The Snap, development log: Day 2

Mac build (r21)
Windows build (r21)

Status: Option of 1 or 2 players; in 2 player mode there is a blue and a green player. Each player can now fire bullets (the small squares). Player 1 moves with WASD and fires with IJKL; player 2 moves with FXCV and fires with HBNM.

But there’s no collision logic on the bullets yet, so they just bounce around and accumulate in the corners of the screen.

Thoughts:

  • I cannot help but think. What if I just stopped here? Like, maybe added damage from bullets and said, okay, here’s my 2p arena shooter. How on earth would anyone play this? The WASD/FXCV scheme would require the players to configure themselves in extremely odd ways to reach the keys; Player 2 would basically have to be sitting in Player 1’s lap.

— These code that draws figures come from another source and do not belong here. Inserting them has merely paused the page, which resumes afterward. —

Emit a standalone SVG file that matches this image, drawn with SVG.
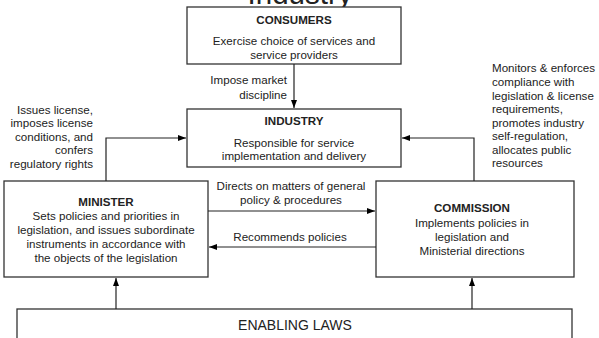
<svg xmlns="http://www.w3.org/2000/svg" width="599" height="338" viewBox="0 0 599 338">
<defs>
<marker id="ah" viewBox="0 0 8 8" refX="8" refY="4" markerWidth="8" markerHeight="8" orient="auto" markerUnits="userSpaceOnUse">
<path d="M0,1 L8,4 L0,7 Z" fill="#000"/>
</marker>
<style>
.box{fill:#fff;stroke:#333;stroke-width:1.3}
.t{font-family:"Liberation Sans",Arial,sans-serif;font-size:11.6px;fill:#222}
.b{font-family:"Liberation Sans",Arial,sans-serif;font-size:11.6px;font-weight:bold;fill:#222}
.c{text-anchor:middle}
.r{text-anchor:end}
.ln{fill:none;stroke:#222;stroke-width:1.2;marker-end:url(#ah)}
</style>
</defs>
<rect width="599" height="338" fill="#fff"/>
<text x="300" y="4" font-family="'Liberation Sans',Arial,sans-serif" font-size="29.5" text-anchor="middle" fill="#222">Industry</text>
<g id="consumers">
<rect class="box" x="187" y="7" width="214" height="57"/>
<text class="b c" x="294" y="24">CONSUMERS</text>
<text class="t c" x="294" y="45">Exercise choice of services and</text>
<text class="t c" x="294" y="59">service providers</text>
</g>
<g id="industry">
<rect class="box" x="187" y="109" width="214" height="58"/>
<text class="b c" x="294" y="125">INDUSTRY</text>
<text class="t c" x="294" y="147">Responsible for service</text>
<text class="t c" x="294" y="160">implementation and delivery</text>
</g>
<g id="minister">
<rect class="box" x="4" y="181" width="204" height="96"/>
<text class="b c" x="106" y="206">MINISTER</text>
<text class="t c" x="106" y="220">Sets policies and priorities in</text>
<text class="t c" x="106" y="234">legislation, and issues subordinate</text>
<text class="t c" x="106" y="248">instruments in accordance with</text>
<text class="t c" x="106" y="262">the objects of the legislation</text>
</g>
<g id="commission">
<rect class="box" x="376" y="181" width="198" height="96"/>
<text class="b c" x="472" y="212">COMMISSION</text>
<text class="t c" x="472" y="227">Implements policies in</text>
<text class="t c" x="472" y="241">legislation and</text>
<text class="t c" x="472" y="255">Ministerial directions</text>
</g>
<g id="enabling-laws">
<rect class="box" x="17" y="309" width="555" height="40"/>
<text x="295" y="330" font-family="'Liberation Sans',Arial,sans-serif" font-size="14" text-anchor="middle" fill="#222">ENABLING LAWS</text>
</g>
<g id="connectors">
<path class="ln" d="M294,64 V108"/>
<path class="ln" d="M106,181 V138 H186"/>
<path class="ln" d="M474,181 V138 H402"/>
<path class="ln" d="M208,211 H375"/>
<path class="ln" d="M376,247 H209"/>
<path class="ln" d="M116,309 V278"/>
<path class="ln" d="M472,309 V278"/>
</g>
<g id="labels">
<text class="t r" x="287" y="84">Impose market</text>
<text class="t r" x="287" y="99">discipline</text>
<text class="t r" x="93" y="114">Issues license,</text>
<text class="t r" x="93" y="127">imposes license</text>
<text class="t r" x="93" y="141">conditions, and</text>
<text class="t r" x="93" y="154">confers</text>
<text class="t r" x="93" y="168">regulatory rights</text>
<text class="t" x="492" y="72">Monitors &amp; enforces</text>
<text class="t" x="492" y="86">compliance with</text>
<text class="t" x="492" y="100">legislation &amp; license</text>
<text class="t" x="492" y="113">requirements,</text>
<text class="t" x="492" y="127">promotes industry</text>
<text class="t" x="492" y="140">self-regulation,</text>
<text class="t" x="492" y="154">allocates public</text>
<text class="t" x="492" y="167">resources</text>
<text class="t c" x="291" y="190">Directs on matters of general</text>
<text class="t c" x="291" y="204">policy &amp; procedures</text>
<text class="t c" x="290" y="241">Recommends policies</text>
</g>
</svg>
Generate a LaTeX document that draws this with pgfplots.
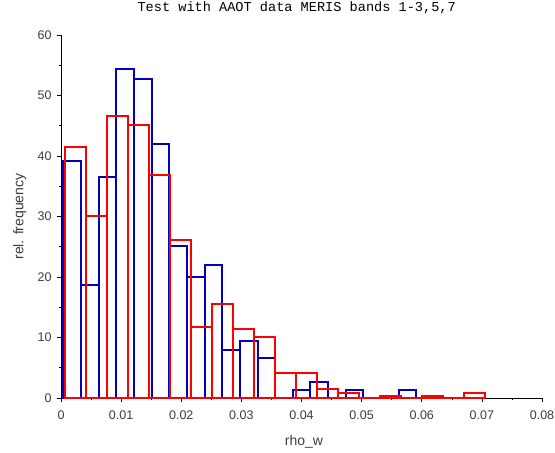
\documentclass[border=0pt]{standalone}
\usepackage{fontspec}
\setmainfont{Liberation Sans}
\newfontfamily\courfont{Liberation Mono}
\usepackage{pgfplots}
\pgfplotsset{compat=1.18}
\definecolor{histblue}{RGB}{0,0,190}
\definecolor{histred}{RGB}{255,0,0}
\definecolor{ticktext}{RGB}{60,60,60}
\begin{document}
\begin{tikzpicture}
\useasboundingbox (0,0) rectangle (555pt,453pt);
\begin{axis}[
    at={(61pt,55pt)}, anchor=south west,
    scale only axis,
    width=481pt, height=363pt,
    xmin=0, xmax=0.08, ymin=0, ymax=60,
    axis x line*=bottom, axis y line*=left,
    axis line style={-, black, line width=0.8pt},
    tick align=outside,
    major tick length=4pt, minor tick length=2pt,
    tick style={black, line width=0.6pt},
    xtick={0,0.01,0.02,0.03,0.04,0.05,0.06,0.07,0.08},
    xticklabels={0,0.01,0.02,0.03,0.04,0.05,0.06,0.07,0.08},
    ytick={0,10,20,30,40,50,60},
    minor x tick num=1, minor y tick num=1,
    scaled x ticks=false,
    /pgf/number format/assume math mode=true,
    ticklabel style={font=\fontsize{12.5}{14}\selectfont, text=ticktext},
    yticklabel style={xshift=-2pt},
    xticklabel style={yshift=-5pt},
    xlabel={rho\_w}, ylabel={rel. frequency},
    label style={font=\fontsize{14}{16}\selectfont, text=ticktext},
    xlabel style={at={(axis description cs:0.505,-0.121)}, anchor=center},
    ylabel style={at={(axis description cs:-0.086,0.5)}, anchor=center},
    title={\courfont Test with AAOT data MERIS bands 1-3,5,7},
    title style={font=\fontsize{13.6}{15}\selectfont, at={(axis description cs:0.49,1.058)}, anchor=center},
    clip=false,
]
% blue histogram (20 bins, left edge + height; last point closes the last bin)
\addplot[ybar interval, draw=histblue, fill=none, line width=2pt] coordinates {
(0.00040,39.1) (0.003335,18.6) (0.00627,36.5) (0.009205,54.4) (0.01214,52.8)
(0.015075,42.0) (0.01801,25.2) (0.020945,20.0) (0.02388,22.0) (0.026815,8.0)
(0.02975,9.4) (0.032685,6.6) (0.03562,0) (0.038555,1.4) (0.04149,2.6)
(0.044425,0) (0.04736,1.4) (0.050295,0) (0.05323,0.25) (0.056165,1.4)
(0.0591,1.4)};
% red histogram (20 bins)
\addplot[ybar interval, draw=histred, fill=none, line width=2pt] coordinates {
(0.0007,41.5) (0.004195,30.1) (0.00769,46.6) (0.011185,45.2) (0.01468,36.8)
(0.018175,26.1) (0.02167,11.8) (0.025165,15.6) (0.02866,11.4) (0.032155,10.0)
(0.03565,4.1) (0.039145,4.2) (0.04264,1.55) (0.046135,0.85) (0.04963,0)
(0.053125,0.25) (0.05662,0) (0.060115,0.4) (0.06361,0) (0.067105,0.75)
(0.0706,0.75)};
\end{axis}
\end{tikzpicture}
\end{document}
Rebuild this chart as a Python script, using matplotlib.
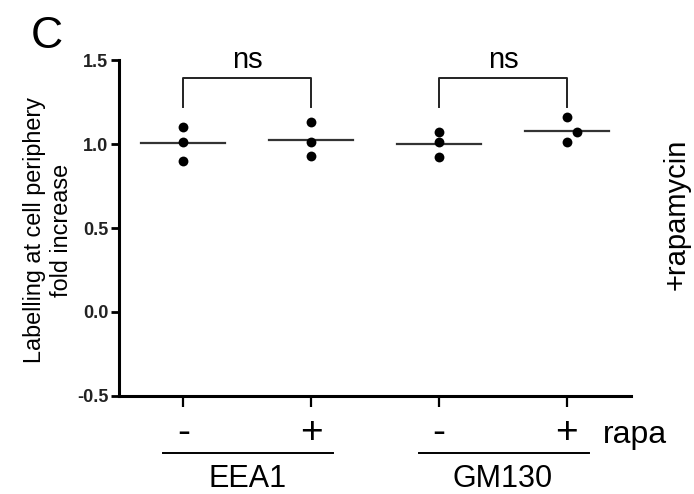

Perhaps we can think of this as an activity for couples.
  • These controls can’t stay even if the Twister problem is fixed. Firing diagonally is really difficult with the IJKL aiming.
  • Maybe I’ll have to rethink my position on physics. The more I start moving toward actually implementing the time/replay mechanic, the more it starts to seem like implementing physics would be really, really easy. (In fact it may be easier to implement full physics than not implement it– the current build has some really weird behavior due to the fact I’m using Chipmunk for collision detection but then in my first-pass way of doing movement I’m treating it in ways a physics engine does not expect to be treated.) The big problem with physics though is that the world I present– 1 black screen, 2 autonomous squares, bullets that are destroyed on impact, unmoving walls– gives very little opportunity for a physics engine to show off its presence. Of course I chose this gameplay idiom specifically because it imposed simple physics and made the mockup easy to finish, but it means if I try to think of “what are cool flourishes a physics engine could add?” I don’t have a lot of room to maneuver.

    I’m increasingly starting to wonder what this game would be like if instead of a top-down/Combat! sort of thing it were a vs. 2D platformer where the players had free-shooting guns (like in All Of Our Friends Are Dead, or something) and were free to run around and jump and fire at each other. That would give the physics engine a lot of neat stuff to do and might simplify things like how to present the controls. I have doubts I could get this done for the competition deadline though so maybe that will have to be something to consider later.